Given n non-negative integers a1, a2, ..., an, where each represents a point at coordinate (i, ai). n vertical lines are drawn such that the two endpoints of line i is at (i, ai) and (i, 0). Find two lines, which together with x-axis forms a container, such that the container contains the most water.

Note: You may not slant the container.

One solution could be that we take each and every line and find area with every line. This takes O(n^2). Not time efficient.

Another solution could be using DP to find the maximum area for every index, and then at index n, we will get the maximum area. I think it's O(n).
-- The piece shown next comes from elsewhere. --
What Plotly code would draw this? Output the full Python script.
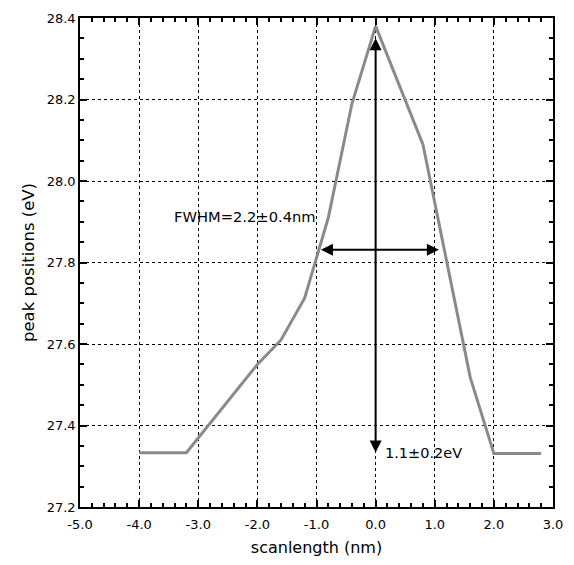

Could there be more better solutions?

Answer 1

Many people here are mistaking this problem to maximal rectangle problem, which is not the case.

Solution

1. Delete all the elements aj such that ai >= aj =< ak and i > j < k. This can be done in linear time.
   1. Find the maximum value am
   2. Let as = a1
   3. For j = 2 through m-1, if as >= aj, delete aj, else as = aj
   4. Let as = an
   5. For j = n-1 through m+1, if as >= aj, delete aj, else as = aj
2. Notice that the resulting values look like a pyramid, that is, all the elements on the left of the maximum are strictly increasing and on the right are strictly decreasing.
3. i=1, j=n. m is location of max.
4. While i<=m and j>=m
   1. Find area between ai and aj and keep track of the max
   2. If ai < aj, i+=1, else j-=1

Complexity is linear (O(n))